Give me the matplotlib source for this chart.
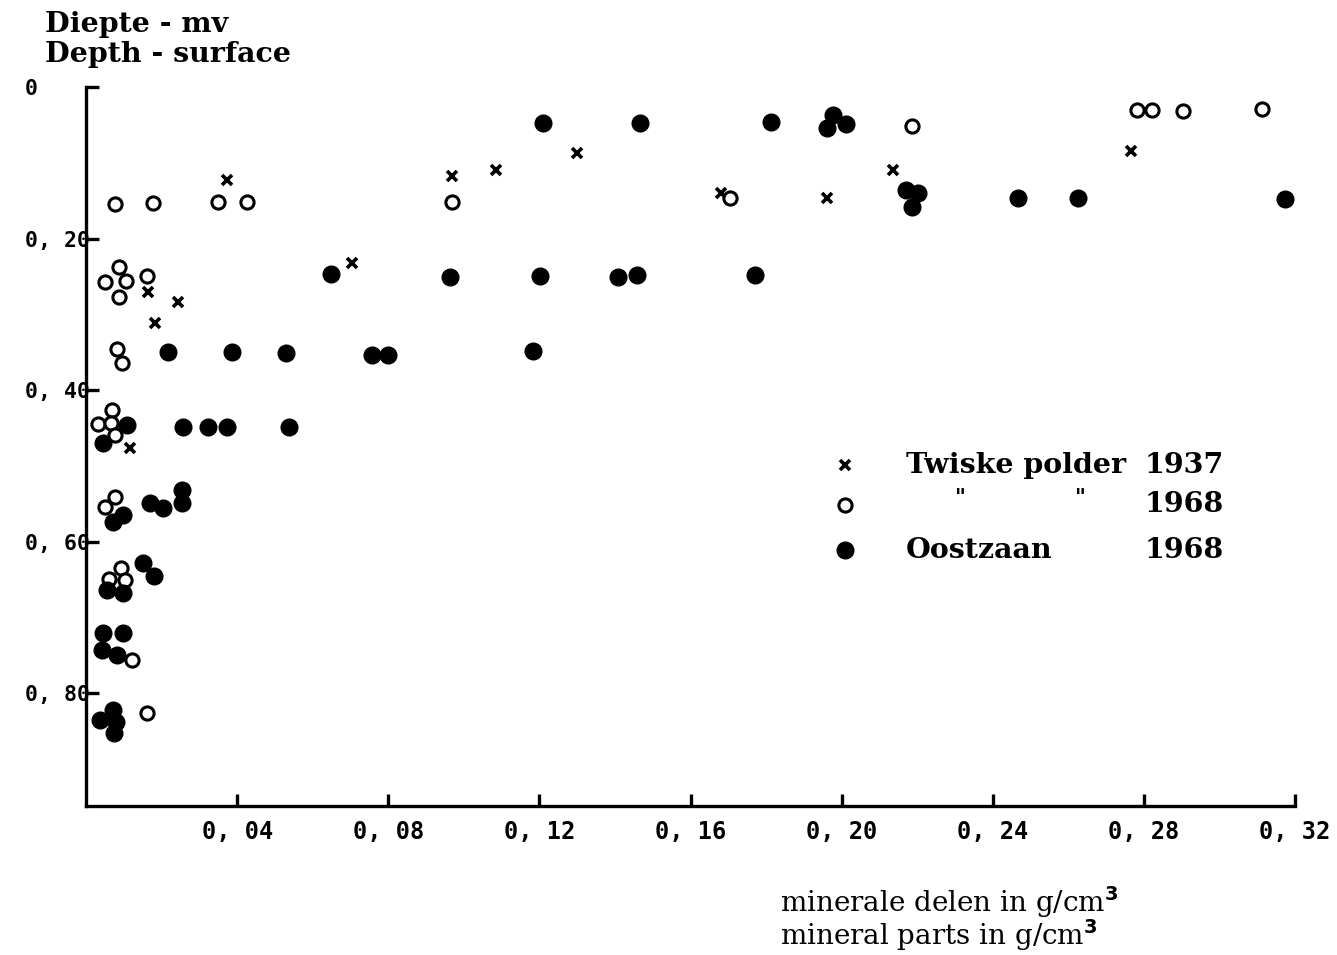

+--

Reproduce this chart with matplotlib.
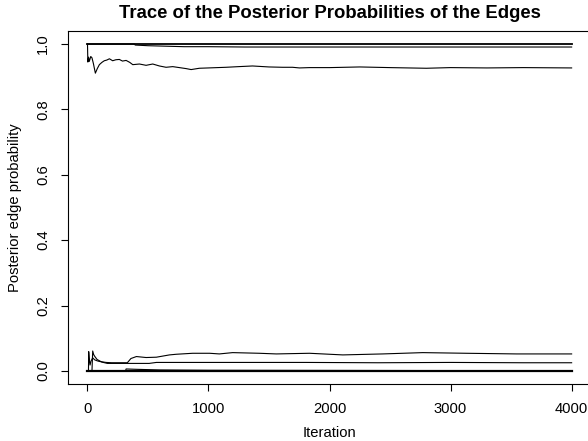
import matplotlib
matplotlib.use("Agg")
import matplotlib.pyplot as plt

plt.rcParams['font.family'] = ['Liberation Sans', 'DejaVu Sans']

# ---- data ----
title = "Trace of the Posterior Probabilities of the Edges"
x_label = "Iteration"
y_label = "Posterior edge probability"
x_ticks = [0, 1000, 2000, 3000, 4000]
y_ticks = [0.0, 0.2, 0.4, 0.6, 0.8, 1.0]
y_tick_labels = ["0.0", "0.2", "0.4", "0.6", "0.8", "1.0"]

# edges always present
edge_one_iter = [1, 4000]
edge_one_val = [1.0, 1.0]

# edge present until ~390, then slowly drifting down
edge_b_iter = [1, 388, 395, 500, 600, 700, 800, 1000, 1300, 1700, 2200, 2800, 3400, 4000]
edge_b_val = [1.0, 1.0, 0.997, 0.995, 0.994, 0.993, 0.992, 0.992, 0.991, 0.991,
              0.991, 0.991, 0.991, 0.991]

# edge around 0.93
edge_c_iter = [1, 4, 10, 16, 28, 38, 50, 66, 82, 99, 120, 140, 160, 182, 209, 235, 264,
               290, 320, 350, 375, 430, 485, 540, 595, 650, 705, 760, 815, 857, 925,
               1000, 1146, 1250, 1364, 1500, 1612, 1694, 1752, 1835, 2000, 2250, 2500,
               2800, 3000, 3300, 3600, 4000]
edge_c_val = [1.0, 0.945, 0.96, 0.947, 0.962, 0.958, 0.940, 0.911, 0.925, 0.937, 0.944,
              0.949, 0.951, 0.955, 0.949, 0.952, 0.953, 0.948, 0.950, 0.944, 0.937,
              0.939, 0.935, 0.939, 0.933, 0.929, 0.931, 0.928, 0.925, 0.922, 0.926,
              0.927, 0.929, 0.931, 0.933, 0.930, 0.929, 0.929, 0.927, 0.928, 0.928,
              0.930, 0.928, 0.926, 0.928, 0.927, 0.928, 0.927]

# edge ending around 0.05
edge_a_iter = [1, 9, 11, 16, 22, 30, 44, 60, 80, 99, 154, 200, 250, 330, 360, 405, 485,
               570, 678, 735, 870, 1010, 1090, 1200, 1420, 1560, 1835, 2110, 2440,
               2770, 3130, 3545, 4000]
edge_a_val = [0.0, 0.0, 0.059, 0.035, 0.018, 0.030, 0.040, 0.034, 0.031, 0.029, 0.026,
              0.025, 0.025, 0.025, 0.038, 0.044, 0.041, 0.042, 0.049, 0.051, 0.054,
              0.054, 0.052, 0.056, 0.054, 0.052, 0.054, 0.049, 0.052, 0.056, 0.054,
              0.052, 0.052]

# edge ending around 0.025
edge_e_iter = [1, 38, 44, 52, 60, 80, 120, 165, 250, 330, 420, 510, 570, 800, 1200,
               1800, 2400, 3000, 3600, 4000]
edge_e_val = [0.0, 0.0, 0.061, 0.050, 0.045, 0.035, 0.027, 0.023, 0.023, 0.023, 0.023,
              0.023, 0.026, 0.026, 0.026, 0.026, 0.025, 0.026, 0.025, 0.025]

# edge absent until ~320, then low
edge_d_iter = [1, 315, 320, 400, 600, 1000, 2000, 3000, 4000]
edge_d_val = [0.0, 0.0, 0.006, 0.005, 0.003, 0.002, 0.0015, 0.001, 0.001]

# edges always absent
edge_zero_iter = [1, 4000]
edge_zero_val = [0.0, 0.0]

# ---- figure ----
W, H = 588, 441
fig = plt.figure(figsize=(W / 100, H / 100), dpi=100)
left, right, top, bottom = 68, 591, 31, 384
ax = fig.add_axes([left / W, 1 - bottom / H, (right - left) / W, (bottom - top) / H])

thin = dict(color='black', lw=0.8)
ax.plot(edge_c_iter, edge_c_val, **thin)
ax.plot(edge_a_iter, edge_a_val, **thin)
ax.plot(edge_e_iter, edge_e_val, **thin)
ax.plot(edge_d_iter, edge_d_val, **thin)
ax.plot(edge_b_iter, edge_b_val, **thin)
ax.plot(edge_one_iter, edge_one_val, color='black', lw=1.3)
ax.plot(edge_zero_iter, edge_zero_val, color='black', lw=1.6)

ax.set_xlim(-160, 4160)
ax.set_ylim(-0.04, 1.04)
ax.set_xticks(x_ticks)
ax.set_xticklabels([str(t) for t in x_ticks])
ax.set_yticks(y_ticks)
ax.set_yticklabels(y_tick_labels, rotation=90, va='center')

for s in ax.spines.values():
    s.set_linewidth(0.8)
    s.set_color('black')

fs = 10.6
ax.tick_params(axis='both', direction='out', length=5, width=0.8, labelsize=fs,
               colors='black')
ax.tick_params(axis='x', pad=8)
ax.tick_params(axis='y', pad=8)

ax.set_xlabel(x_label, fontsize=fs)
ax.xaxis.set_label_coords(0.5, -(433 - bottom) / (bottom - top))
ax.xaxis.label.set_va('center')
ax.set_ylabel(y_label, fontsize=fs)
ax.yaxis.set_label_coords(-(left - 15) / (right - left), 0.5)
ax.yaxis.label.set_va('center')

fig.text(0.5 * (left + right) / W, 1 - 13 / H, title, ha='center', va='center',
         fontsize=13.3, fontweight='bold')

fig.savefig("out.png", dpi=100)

+--

#### Direction
Exclude any pictures, and restate word for word the lines from the one containing "Reproduce this chart with matplotlib." through the one containing "0.991, 0.991, 0.991, 0.991]", both included.

#### Task response
Reproduce this chart with matplotlib.
import matplotlib
matplotlib.use("Agg")
import matplotlib.pyplot as plt

plt.rcParams['font.family'] = ['Liberation Sans', 'DejaVu Sans']

# ---- data ----
title = "Trace of the Posterior Probabilities of the Edges"
x_label = "Iteration"
y_label = "Posterior edge probability"
x_ticks = [0, 1000, 2000, 3000, 4000]
y_ticks = [0.0, 0.2, 0.4, 0.6, 0.8, 1.0]
y_tick_labels = ["0.0", "0.2", "0.4", "0.6", "0.8", "1.0"]

# edges always present
edge_one_iter = [1, 4000]
edge_one_val = [1.0, 1.0]

# edge present until ~390, then slowly drifting down
edge_b_iter = [1, 388, 395, 500, 600, 700, 800, 1000, 1300, 1700, 2200, 2800, 3400, 4000]
edge_b_val = [1.0, 1.0, 0.997, 0.995, 0.994, 0.993, 0.992, 0.992, 0.991, 0.991,
              0.991, 0.991, 0.991, 0.991]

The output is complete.